5. If you get angry you’ve lost and they’ve won!

6. What would James Bond do? Would he stop on his important mission to save the world and think, “Oh no, look at that, someone’s dropped a chocolate wrapper outside the gates to Blowfeld’s hollowed-out volcano,  oooh, that’s SO annoying, I can’t concentrate at all now, my day has been RUINED!”

7. Break the loop by imagining asking a friend for advice on how to handle it.

The author of the article pointing in anger at a littered can on the sidewalk.
The author shows us how NOT to react like James Bond.

8. Will you be able to look back and laugh at it in a month’s time? Or at least, in the case of the litter, will you even be able to remember it? Will it make ANY difference to your life in a month’s time? (Only if you get into a pointless punch-up with the litter dropper!)

9. Describe it as a First World problem—“Me, in my posh house in a nice clean area, massively upset by one or two bits of litter!” Have you seen India? Travel broadens the mind; we realise how lucky we are. Wonderful and amazing though India is, with its fantastic food and lovely people, it does also make me realise how lucky I am pollution-wise to be living in the UK. And lucky to have food and a roof over my head. If litter is your biggest issue in life, or even in your top 20, you are lucky indeed.
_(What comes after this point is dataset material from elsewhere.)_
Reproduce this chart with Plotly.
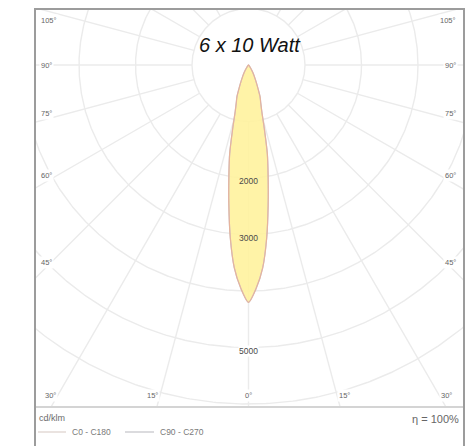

10. Is it your own fault in some way? So don’t get angry and be blaming others. This is often the case with driving and arguments with friends. In the case of litter it’s not your fault, but you are still responsible for how you react to it.

11. What’s your objective in the situation? And will getting angry get it resolved, or leave you better off afterwards?

12. Have YOU ever been guilty of the same thing—e.g. dropping orange peel out of your car window, or when you can’t find a bin and there’s already lots of litter there, adding to the pile with one small extra thing? I hope not, but I probably have…

13. Why has the other person done what they have? There’s probably a good reason for it, and maybe you would have done the same. Again, maybe this applies to things other than litter, perhaps a person who has parked selfishly, maybe they are having some sort of emergency, or just a really bad day?

14. Aim lower—maybe a spotless world with no litter is aiming too high, expecting too much from life?  Have you taken on the futile task of trying to tidy up the whole area or every single piece of litter?

I hope these are helpful. Maybe you can choose something that regularly annoys you, or wait till you next get angry and consult this list—and try one of my methods, perhaps use it regularly from now on—and make your life that little bit happier, free from one more negative emotion.